= The Gold-spinners =

Estonian fairy tale

The Gold-spinners (Kullaketrajad; German: Die Goldspinnerinnen) is an Estonian fairy tale collected by Dr. Friedrich Kreutzwald in Eestirahwa Ennemuistesed jutud. W. F. Kirby included it in The Hero of Esthonia, and Andrew Lang, under the title The Water-lily. The Gold Spinners, in The Blue Fairy Book.

==Synopsis==
In a hut hidden deep in a forest, three beautiful maidens spend each waking moment weaving gold flax into yarn. A cruel Witch watches over them, collecting every finished thread. She leaves them only for short journeys - always leaving a full slate of work along with the warning to keep their eyes on their work, and to speak to no man; otherwise the gold will lose its shine and great misfortunes will follow.

During one of the Witch's absences, a Prince is separated from his hunting party, and wandering in the forest, comes across the hut. The elder maidens hide from him, but the youngest seeks out his company. Days later, when the King's search party finds the hut, the Prince and maiden sit before it lost in conversation. The Prince promises to return for the maiden, who sits to work her neglected wheel. Sure enough, the bright thread is dull now, just as the woman had predicted. Terrified, she is convinced that misfortunes will now come. Soon enough, the woman comes and with one glance at the tarnished thread knows everything. The youngest maiden manages to send a message to her Prince through a raven. The Prince comes to her and carries her off.

The Witch is enraged and promptly casts a spell to stop them. She conjures a magic ball, which flies by the maiden as she is held by the mounted Prince crossing a bridge. Whirlwinds cast her from the Prince's arms and into the river. Though he tries to dive in after her, he is restrained by his men. A year later, visiting the spot, he sees a yellow water lily in the river and hears a voice sing a forlorn song about being bewitched and forsaken. He goes on through the forest to the hut and consults the gold-spinners, who insist that the flower must be their sister. He sleeps the night in the hut, having a magic cake for his dinner secretly prepared by the eldest sister. In the morning, as he rides off, he understands the language of the birds. In this way he learns that the Wizard of Finland can help him, and through the birds, contacts him. The wizard, in the form of an eagle, instructs him to stand on the river bank, smeared with mud, and say "From a man into a crab". Once he becomes a crab, he is to swim to the flower, cut its roots, and rise with the lily to the surface. Drifting with the current, he is to ascend a large stone, say "From a crab into a man, from a water-lily into a maiden" and so save the maiden.

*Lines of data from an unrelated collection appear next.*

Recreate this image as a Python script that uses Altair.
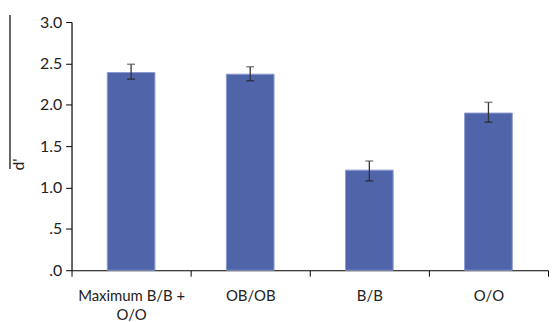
import altair as alt
import pandas as pd

conditions = ["Maximum B/B + O/O", "OB/OB", "B/B", "O/O"]
dprime = [2.39, 2.37, 1.21, 1.90]
err_low = [2.31, 2.29, 1.08, 1.79]
err_high = [2.49, 2.46, 1.32, 2.03]

df = pd.DataFrame({"cond": conditions, "d": dprime, "lo": err_low, "hi": err_high})

FONT = "Lato"
x = alt.X("cond:N", sort=conditions, title=None,
          scale=alt.Scale(paddingInner=0, paddingOuter=0),
          axis=alt.Axis(labelAngle=0, tickBand="extent", tickSize=6, tickColor="black",
                        domainColor="black", labelFont=FONT, labelFontSize=15,
                        labelColor="#222222", labelPadding=20, labelLineHeight=19,
                        labelBaseline="middle",
                        labelExpr="datum.label == 'Maximum B/B + O/O' ? ['Maximum B/B +', 'O/O'] : datum.label"))

y_axis = alt.Axis(values=[0, 0.5, 1, 1.5, 2, 2.5, 3], grid=False, tickSize=6,
                  tickColor="black", domainColor="black", labelFont=FONT,
                  labelFontSize=16, labelColor="#222222", labelPadding=4,
                  labelExpr="datum.value < 1 ? replace(format(datum.value, '.1f'), '0.', '.') : format(datum.value, '.1f')",
                  title="d'", titleFont=FONT, titleFontSize=16, titleFontWeight="normal",
                  titleColor="#222222", titleX=-45, titleY=143, titleAngle=-90)

bars = alt.Chart(df).mark_bar(color="#5064A9", size=48, stroke="#8b9bd0", strokeWidth=1).encode(
    x=x,
    y=alt.Y("d:Q", scale=alt.Scale(domain=[0, 3]), axis=y_axis),
)

err = alt.Chart(df).mark_rule(color="#333333", strokeWidth=1.3).encode(
    x=alt.X("cond:N", sort=conditions), y="lo:Q", y2="hi:Q"
)
cap_lo = alt.Chart(df).mark_tick(color="#222222", size=8, thickness=1.5, orient="horizontal").encode(
    x=alt.X("cond:N", sort=conditions), y="lo:Q"
)
cap_hi = alt.Chart(df).mark_tick(color="#555555", size=8, thickness=1.5, orient="horizontal").encode(
    x=alt.X("cond:N", sort=conditions), y="hi:Q"
)

deco = alt.Chart(df).mark_rule(color="black", strokeWidth=1.2).encode(
    x=alt.value(-62), y=alt.value(-7), y2=alt.value(148)
).transform_filter("datum.cond == 'OB/OB'")

chart = alt.layer(bars, err, cap_lo, cap_hi, deco).properties(
    width=480, height=250,
    padding={"left": 1, "top": 5, "right": 0, "bottom": 0},
).configure_view(stroke=None).configure_axisX(domainWidth=1.2).configure_axisY(domainWidth=1.2)

chart.save("out.html", embed_options={"renderer": "svg", "actions": False})
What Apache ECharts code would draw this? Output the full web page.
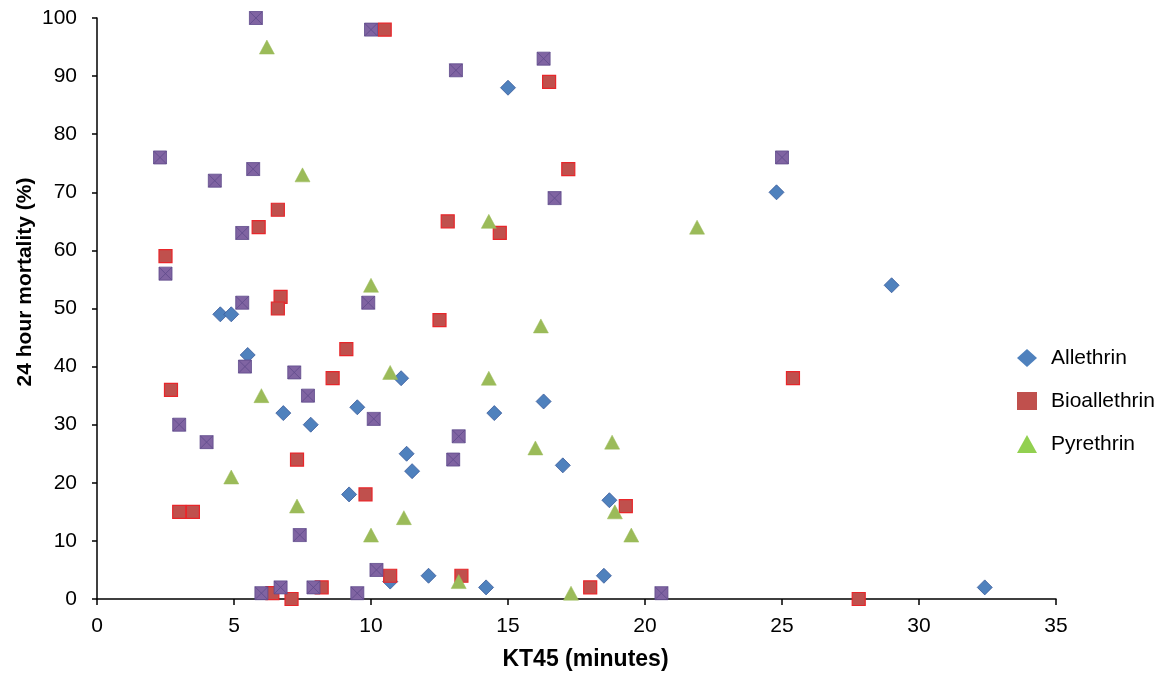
<!DOCTYPE html>
<html><head><meta charset="utf-8">
<script src="https://cdn.jsdelivr.net/npm/echarts@6/dist/echarts.min.js"></script>
<style>html,body{margin:0;padding:0;background:#fff}#c{width:1172px;height:679px}</style>
</head><body><div id="c"></div>
<script>
const allethrin = [[15.0,88],[24.8,70],[29.0,54],[32.4,2],[4.5,49],[4.9,49],[5.5,42],[6.8,32],[9.5,33],[7.8,30],[9.2,18],[11.1,38],[16.3,34],[14.5,32],[11.3,25],[11.5,22],[17.0,23],[18.7,17],[10.7,3],[12.1,4],[14.2,2],[18.5,4]];
const bioallethrin = [[10.5,98],[16.5,89],[17.2,74],[6.6,67],[5.9,64],[12.8,65],[14.7,63],[2.5,59],[6.7,52],[6.6,50],[12.5,48],[9.1,43],[8.6,38],[2.7,36],[25.4,38],[7.3,24],[9.8,18],[3.0,15],[3.5,15],[19.3,16],[10.7,4],[13.3,4],[18.0,2],[6.4,1],[7.1,0],[8.2,2],[27.8,0]];
const pyrethrin = [[6.2,95],[7.5,73],[10.0,54],[14.3,65],[21.9,64],[16.2,47],[10.7,39],[14.3,38],[6.0,35],[4.9,21],[7.3,16],[10.0,11],[11.2,14],[16.0,26],[18.8,27],[18.9,15],[19.5,11],[13.2,3],[17.3,1]];
const overlap = [[5.8,100],[10.0,98],[16.3,93],[13.1,91],[2.3,76],[25.0,76],[5.7,74],[4.3,72],[16.7,69],[5.3,63],[2.5,56],[5.3,51],[9.9,51],[5.4,40],[7.2,39],[7.7,35],[3.0,30],[10.1,31],[4.0,27],[13.2,28],[13.0,24],[7.4,11],[10.2,5],[6.0,1],[6.7,2],[7.9,2],[9.5,1],[20.6,1]];
const seriesNames = ['Allethrin','Bioallethrin','Pyrethrin'];
const xTicks = [0,5,10,15,20,25,30,35];
const yTicks = [0,10,20,30,40,50,60,70,80,90,100];
const yTitle = '24 hour mortality (%)';
const xTitle = 'KT45 (minutes)';

const chart = echarts.init(document.getElementById('c'));
const font = 'Liberation Sans, Arial, sans-serif';
chart.setOption({
  animation:false,
  backgroundColor:'#fff',
  grid:{left:97,top:18,width:959,height:581,containLabel:false},
  legend:{
    orient:'vertical',left:1012,top:342,padding:5,itemGap:21,itemWidth:20,itemHeight:18,
    data:[
      {name:seriesNames[0],icon:'diamond',itemStyle:{color:'#4F81BD',borderWidth:0}},
      {name:seriesNames[1],icon:'rect',itemStyle:{color:'#C0504D',borderWidth:0}},
      {name:seriesNames[2],icon:'triangle',itemStyle:{color:'#92D050',borderWidth:0}}
    ],
    textStyle:{fontFamily:font,fontSize:21,lineHeight:22,color:'#000',padding:[0,0,0,9]}
  },
  graphic:[{
    type:'text',x:25,y:282,rotation:Math.PI/2,
    style:{text:yTitle,fontFamily:font,fontSize:21,fontWeight:'bold',fill:'#000',align:'center',verticalAlign:'middle'}
  }],
  xAxis:{
    type:'value',min:xTicks[0],max:xTicks[xTicks.length-1],interval:5,
    name:xTitle,nameLocation:'middle',nameGap:49,
    nameTextStyle:{fontFamily:font,fontSize:23,fontWeight:'bold',color:'#000',padding:[0,0,0,18]},
    axisLine:{lineStyle:{color:'#000',width:1.5}},
    axisTick:{show:true,length:6,lineStyle:{color:'#000',width:1.5}},
    axisLabel:{fontFamily:font,fontSize:21,color:'#000',margin:17},
    splitLine:{show:false}
  },
  yAxis:{
    type:'value',min:yTicks[0],max:yTicks[yTicks.length-1],interval:10,
    axisLine:{show:true,lineStyle:{color:'#000',width:1.5}},
    axisTick:{show:true,length:5,lineStyle:{color:'#000',width:1.5}},
    axisLabel:{fontFamily:font,fontSize:21,color:'#000',margin:20},
    splitLine:{show:false}
  },
  series:[
    {name:'Allethrin',type:'scatter',data:allethrin,symbol:'diamond',symbolSize:[15,15],
     itemStyle:{color:'#4F81BD',borderColor:'#3A5A9A',borderWidth:0.8,opacity:1}},
    {name:'Bioallethrin',type:'scatter',data:bioallethrin,symbol:'rect',symbolSize:[13,13],
     itemStyle:{color:'#C0504D',borderColor:'#E8262A',borderWidth:1.2,opacity:1}},
    {name:'Pyrethrin',type:'scatter',data:pyrethrin,symbol:'triangle',symbolSize:[15,14],
     itemStyle:{color:'#9BBB59',borderColor:'#9BBB59',borderWidth:0.5,opacity:1}},
    {name:'Overlap',type:'scatter',data:overlap,
     symbol:'path://M0,0L10,0L10,10L0,10Z M0,0L10,10 M10,0L0,10',symbolSize:[13,13],
     itemStyle:{color:'#8064A2',borderColor:'#5E4A8A',borderWidth:0.8,opacity:1}}
  ]
});
</script></body></html>
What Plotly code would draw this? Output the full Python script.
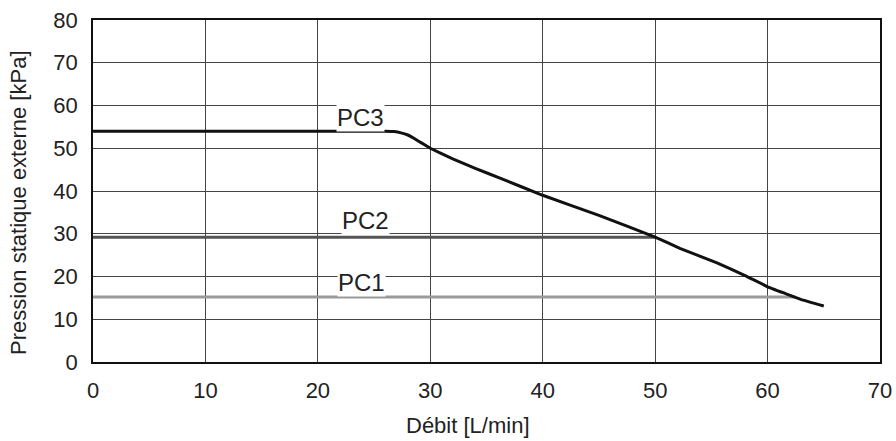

He does all of these things and the maiden is restored, more beautiful than ever and dressed in magnificent robes and jewels. Now, although to the Prince only hours had passed in fulfilling his mission, actually ten days had gone by and the King and Queen were at church, weeping for their dead son. The Prince and maiden arrive and are married on the spot. In their happiness, the Prince forgets his promise to the Wizard, to free the two maidens. A crow berates them, how could they forget the sisters. Chagrined, the Prince rescues the pair. The eldest then makes up a poisoned cake to get rid of the Witch, who eats on her return and dies. The Prince and his bride and her sisters live quite happily, recovering fifty wagonloads of the gold thread that had been hidden away by the Witch.

==Analysis==
American folklorist D. L. Ashliman classified the tale in the Aarne-Thompson-Uther Index as type ATU 407, "The Girl as a Flower".